Cairn hopeful on deal
London-based Cairn Energy Plc said on Monday that while it expects that its $9.6 billion deal with Vedanta Resources will get completed by the end of this fiscal, it will explore other possibilities if the deal faces any undue clearance hurdles. Anupama Airy & Sandeep Singh report.business Updated: Oct 12, 2010 00:58 IST
London-based Cairn Energy Plc said on Monday that while it expects that its $9.6 billion (about R42,800 crore) deal with Vedanta Resources will get completed by the end of this fiscal, it will explore other possibilities if the deal faces any undue clearance hurdles.
“If for whatever reasons things change, then we still own 62 per cent in the company and we can look at sort of possibilities,” the Cairn Energy CEO Bill Gammel told Hindustan Times.
Cairn Energy and Vedanta Resources are awaiting approvals from the Indian government and the capital markets regulator Securities and Exchange Board of India (SEBI).

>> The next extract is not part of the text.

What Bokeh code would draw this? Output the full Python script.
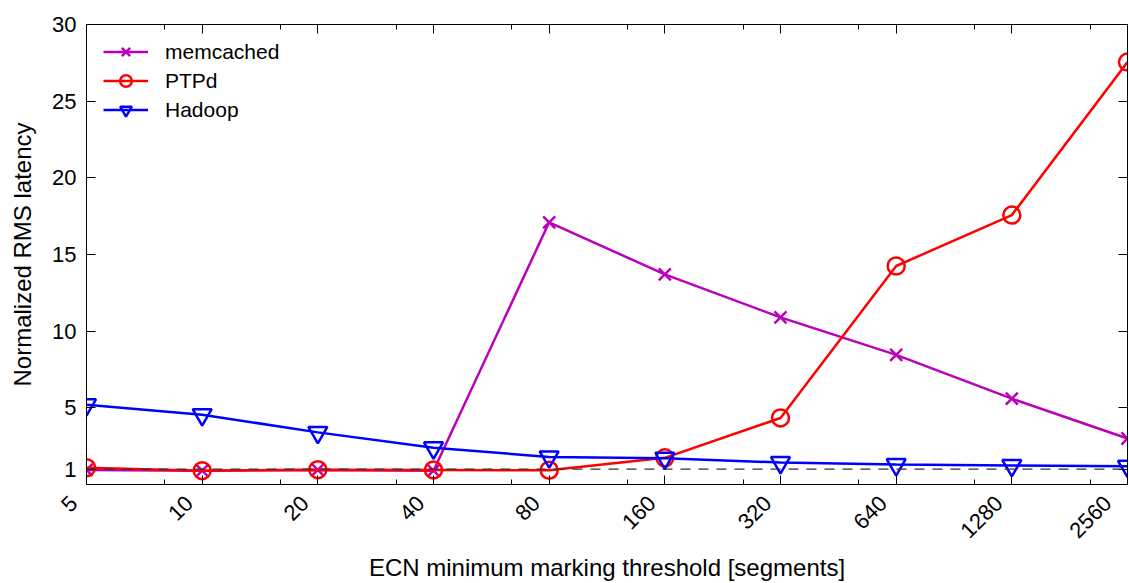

The deal was announced on August 16 under which Vedanta Group will buy up to 60 per cent of Cairn India Ltd for $9.6 billion. Cairn Energy holds a 62.36 per cent in its Indian unit, of which Vedanta Resources will buy 40-51 per cent. Vedanta subsidiary Sesa Goa has filed papers for an open offer for an additional 20 per cent stake.
Sesa Goa’s open offer was to have opened on Monday, but has been delayed due to lack of approval from SEBI.
Vedanta Group Chairman Anil Agarwal said the open offer price for Cairn India’s minority shareholders is the final price and the company is not looking at any revision in the offer price of Rs 355 per share.
“We have given a very lucrative offer and that offer we stand by,” said Agarwal, who said he expects to get regulatory approval in a few days.
Sesa Goa’s Rs 355 per share offer price is Rs 50 less than what Vedanta is paying Cairn Energy for the majority stake.
The group is offering Cairn Energy R405 a share, which includes a fee for not competing with it in India, Sri Lanka and Bhutan for the next three years.
“Non-compete fee (of R50 per share) is very important for us because we do not want Cairn Energy Plc to work in our areas,” Agarwal said.
Both Cairn Energy Plc and Vedanta Resources made it clear on Monday that they will not pick up the royalty tab, presently being borne by state-owned ONGC for the Rajasthan oil fields. ONGC is the 30 per cent partner along with Cairn in the country’s biggest onshore oil field in Rajasthan.